Así comienza la aterradora experiencia del joven Jonathan Harker en la novela “Drácula” (1897), escrita por el Irlandés Bram Stoker. Este vampiro se ha convertido con el tiempo en un icono cultural, pero; ¿de dónde sacó el autor la inspiración para un personaje tan estremecedor?
El término “Drácula” proviene del rumano “hijo de Drácul”, que significa “hijo del Dragón”, que para la fe católica eran símiles del Diablo. Así se conocía en Valaquia, principado que existió en esta parte de Europa Oriental, a Vlad Tepes, su gobernante. En su tierra es un héroe histórico por plantar cara a las invasiones turcas, pero también fue extremadamente cruel con sus enemigos, a los que condenaba al empalamiento.
Siempre mostró una fascinación morbosa por las mazmorras de su castillo, y cuentan que echaba en un cuenco la sangre de sus víctimas y mojaba en ella el pan mientras comía. Formaba parte de la Orden del Dragón, cuyo atuendo era una capa negra, prenda que luego se asoció con la imagen clásica del vampiro.
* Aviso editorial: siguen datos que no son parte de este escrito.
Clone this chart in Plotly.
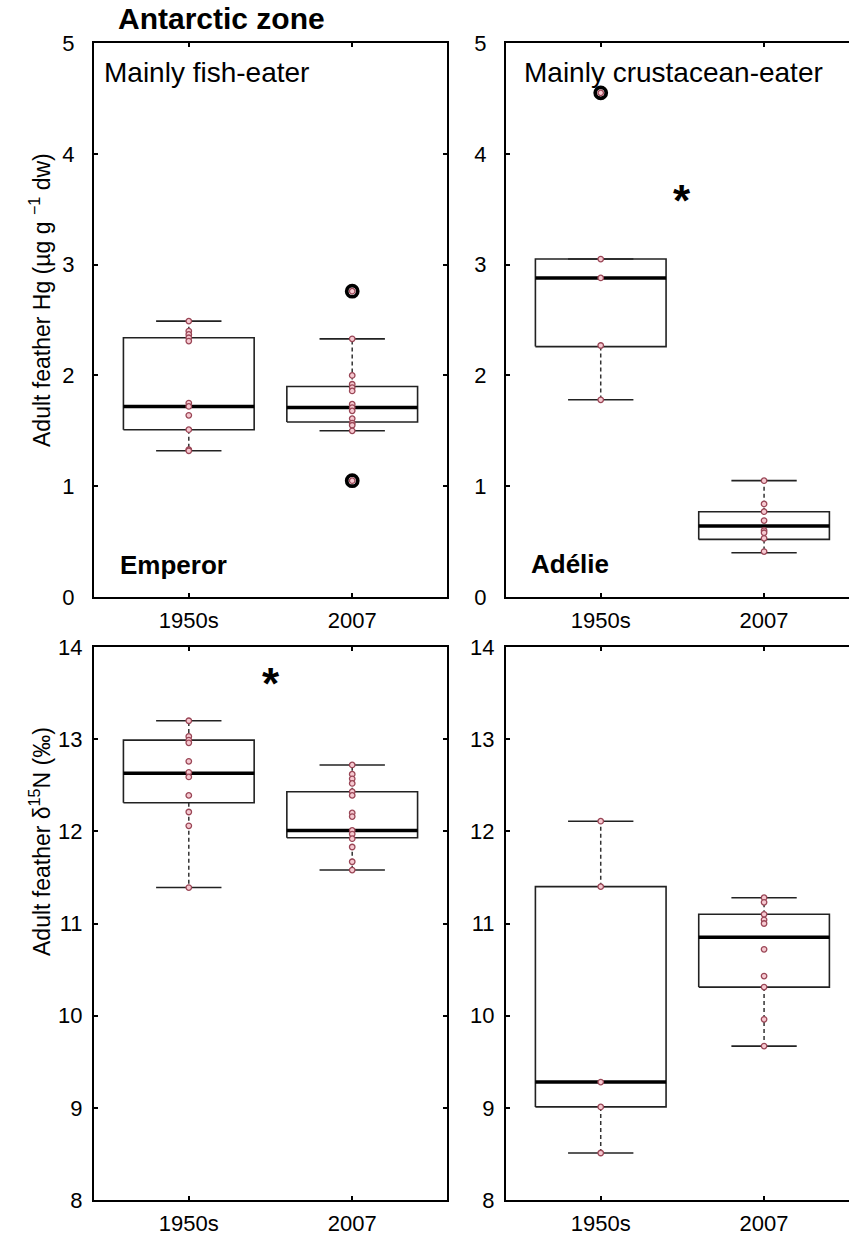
import plotly.graph_objects as go

W, H = 849, 1239

# ---------------- data ----------------
groups = ["1950s", "2007"]
group_pos = [1, 2]

# Panel A: Emperor Hg
emp_hg_pts = [
    [2.49, 2.40, 2.37, 2.34, 2.31, 1.75, 1.72, 1.64, 1.51, 1.33, 1.32],
    [2.76, 2.33, 2.00, 1.92, 1.89, 1.86, 1.74, 1.71, 1.68, 1.61, 1.57, 1.55, 1.50, 1.05],
]
emp_hg_stats = [  # lower whisker, q1, median, q3, upper whisker
    [1.32, 1.51, 1.72, 2.34, 2.49],
    [1.50, 1.58, 1.71, 1.90, 2.33],
]
emp_hg_out = [[], [2.76, 1.05]]

# Panel B: Adelie Hg
ade_hg_pts = [
    [4.55, 3.05, 2.88, 2.27, 1.78],
    [1.05, 0.84, 0.77, 0.69, 0.60, 0.58, 0.53, 0.41],
]
ade_hg_stats = [
    [1.78, 2.26, 2.88, 3.05, 3.05],
    [0.40, 0.52, 0.64, 0.77, 1.05],
]
ade_hg_out = [[4.55], []]

# Panel C: Emperor d15N
emp_n_pts = [
    [13.20, 13.03, 12.99, 12.96, 12.76, 12.64, 12.59, 12.39, 12.21, 12.06, 11.39],
    [12.72, 12.62, 12.57, 12.52, 12.43, 12.39, 12.20, 12.16, 12.01, 11.97, 11.92, 11.83, 11.67, 11.58],
]
emp_n_stats = [
    [11.39, 12.31, 12.63, 12.99, 13.20],
    [11.58, 11.93, 12.01, 12.43, 12.72],
]
emp_n_out = [[], []]

# Panel D: Adelie d15N
ade_n_pts = [
    [12.11, 11.40, 9.28, 9.01, 8.51],
    [11.28, 11.23, 11.10, 11.04, 11.00, 10.72, 10.43, 10.31, 9.96, 9.67],
]
ade_n_stats = [
    [8.51, 9.01, 9.28, 11.40, 12.11],
    [9.67, 10.31, 10.85, 11.10, 11.28],
]
ade_n_out = [[], []]

hg_ticks = [0, 1, 2, 3, 4, 5]
n_ticks = [8, 9, 10, 11, 12, 13, 14]

# significance stars (x, y) in data units
star_hg_ade = (1.5, 3.58)
star_n_emp = (1.5, 13.60)

# ---------------- styling ----------------
FONT = "Liberation Sans, Arial, sans-serif"
PT_FILL = "#f6c9d1"
PT_LINE = "#9a4656"
BOX_COL = "#222222"

def px_x(p):
    return p / W

def px_y(p):
    return 1 - p / H

fig = go.Figure()

def add_panel(xa, ya, pts, stats, outs):
    bx, by, mx, my, wx, wy, cx, cy = [], [], [], [], [], [], [], []
    hw, cw = 0.4, 0.2
    for p, (lo, q1, md, q3, hi) in zip(group_pos, stats):
        bx += [p - hw, p + hw, p + hw, p - hw, p - hw, None]
        by += [q1, q1, q3, q3, q1, None]
        mx += [p - hw, p + hw, None]
        my += [md, md, None]
        wx += [p, p, None, p, p, None]
        wy += [q3, hi, None, q1, lo, None]
        cx += [p - cw, p + cw, None, p - cw, p + cw, None]
        cy += [hi, hi, None, lo, lo, None]
    common = dict(xaxis=xa, yaxis=ya, showlegend=False, hoverinfo="skip", mode="lines")
    fig.add_trace(go.Scatter(x=wx, y=wy, line=dict(color="#333333", width=1.5, dash="4px,3px"), **common))
    fig.add_trace(go.Scatter(x=cx, y=cy, line=dict(color=BOX_COL, width=1.6), **common))
    fig.add_trace(go.Scatter(x=bx, y=by, line=dict(color=BOX_COL, width=1.6), **common))
    fig.add_trace(go.Scatter(x=mx, y=my, line=dict(color="black", width=3.5), **common))
    ox, oy = [], []
    for p, o in zip(group_pos, outs):
        ox += [p] * len(o)
        oy += o
    if ox:
        fig.add_trace(go.Scatter(x=ox, y=oy, xaxis=xa, yaxis=ya, mode="markers", showlegend=False,
                                 marker=dict(size=11, color="rgba(0,0,0,0)",
                                             line=dict(color="black", width=3.8))))
    px, py = [], []
    for p, vals in zip(group_pos, pts):
        px += [p] * len(vals)
        py += vals
    fig.add_trace(go.Scatter(x=px, y=py, xaxis=xa, yaxis=ya, mode="markers", showlegend=False,
                             marker=dict(size=5.5, color=PT_FILL, line=dict(color=PT_LINE, width=1.3))))

add_panel("x", "y", emp_hg_pts, emp_hg_stats, emp_hg_out)
add_panel("x2", "y2", ade_hg_pts, ade_hg_stats, ade_hg_out)
add_panel("x3", "y3", emp_n_pts, emp_n_stats, emp_n_out)
add_panel("x4", "y4", ade_n_pts, ade_n_stats, ade_n_out)

X_L = [px_x(94), px_x(447)]
X_R = [px_x(506), 1.0]
Y_T = [px_y(597), px_y(43)]
Y_B = [px_y(1200), px_y(647)]

def xax(domain, anchor, rng, mirror=True):
    return dict(domain=domain, anchor=anchor, range=rng, tickvals=group_pos, ticktext=groups,
                ticks="inside", ticklen=4, tickwidth=2, tickcolor="black",
                showline=True, linewidth=2, linecolor="black", mirror="allticks" if mirror else False,
                showgrid=False, zeroline=False, ticklabelstandoff=3, automargin=False,
                tickfont=dict(family=FONT, size=22, color="black"), fixedrange=True)

def yax(domain, anchor, rng, tv, mirror=True, standoff=14):
    return dict(domain=domain, anchor=anchor, range=rng, tickvals=tv,
                ticks="inside", ticklen=4, tickwidth=2, tickcolor="black",
                showline=True, linewidth=2, linecolor="black", mirror="allticks" if mirror else False,
                showgrid=False, zeroline=False, ticklabelstandoff=standoff, automargin=False,
                tickfont=dict(family=FONT, size=22, color="black"), fixedrange=True)

fig.update_layout(
    width=W, height=H, margin=dict(l=0, r=0, t=0, b=0, autoexpand=False),
    paper_bgcolor="white", plot_bgcolor="white",
    xaxis=xax(X_L, "y", [0.42, 2.58]),
    yaxis=yax(Y_T, "x", [0, 5], hg_ticks, standoff=13),
    xaxis2=xax(X_R, "y2", [0.42, 2.52]),
    yaxis2=yax(Y_T, "x2", [0, 5], hg_ticks, mirror=False, standoff=13),
    xaxis3=xax(X_L, "y3", [0.42, 2.58]),
    yaxis3=yax(Y_B, "x3", [8, 14], n_ticks, standoff=5),
    xaxis4=xax(X_R, "y4", [0.42, 2.52]),
    yaxis4=yax(Y_B, "x4", [8, 14], n_ticks, mirror=False, standoff=5),
)

ann = []
def txt(text, x, y, size, bold=False, xanchor="left", angle=0, xref="paper", yref="paper"):
    ann.append(dict(text=text, x=x, y=y, xref=xref, yref=yref, xanchor=xanchor, yanchor="middle",
                    showarrow=False, textangle=angle,
                    font=dict(family=FONT, size=size, color="black", weight="bold" if bold else "normal")))

txt("Antarctic zone", px_x(116), px_y(18), 30, bold=True)
txt("Mainly fish-eater", px_x(102), px_y(72), 28)
txt("Mainly crustacean-eater", px_x(522), px_y(72), 28)
txt("Emperor", px_x(118), px_y(565), 26, bold=True)
txt("Adélie", px_x(529), px_y(564), 26, bold=True)
txt("Adult feather Hg (µg g <sup>−1</sup> dw)", px_x(40), px_y(300), 23, angle=-90, xanchor="center")
txt("Adult feather δ<sup>15</sup>N (‰)", px_x(40), px_y(842), 23, angle=-90, xanchor="center")
txt("*", star_hg_ade[0], star_hg_ade[1], 44, bold=True, xanchor="center", xref="x2", yref="y2")
txt("*", star_n_emp[0], star_n_emp[1], 44, bold=True, xanchor="center", xref="x3", yref="y3")
fig.update_layout(annotations=ann)

fig.write_html("out.html", config={"displayModeBar": False})

# remove the default page margin so the figure sits at the window origin
with open("out.html", "r", encoding="utf-8") as f:
    html = f.read()
html = html.replace("<head>", "<head><style>html,body{margin:0;padding:0;overflow:hidden;}</style>", 1)
with open("out.html", "w", encoding="utf-8") as f:
    f.write(html)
También se relaciona con la condesa húngara Erzsébet Báthory 1560-1614. Según la leyenda bebía y se bañaba en la sangre de sus doncellas, creyendo que esto le devolvería la juventud.
Cuando fue descubierta, la encerraron en una habitación tapiada hasta su muerte.
Al margen de su origen, este vampiro ha servido de inspiración un sinfín de adaptaciones a la pantalla, desde el clásico en blanco y negro de los años 30 del siglo pasado, hasta la moderna saga “Crepúsculo”.
La más reciente ha sido la miniserie británica estrenada hace poco por Netflix. Se inspira directamente en la novela original y aunque tiene algunas pinceladas de humor, sigue transmitiendo todo el terror y espanto que rodea a este mítico personaje.
¿Qué piensas? ¿Te atreves a mirarla?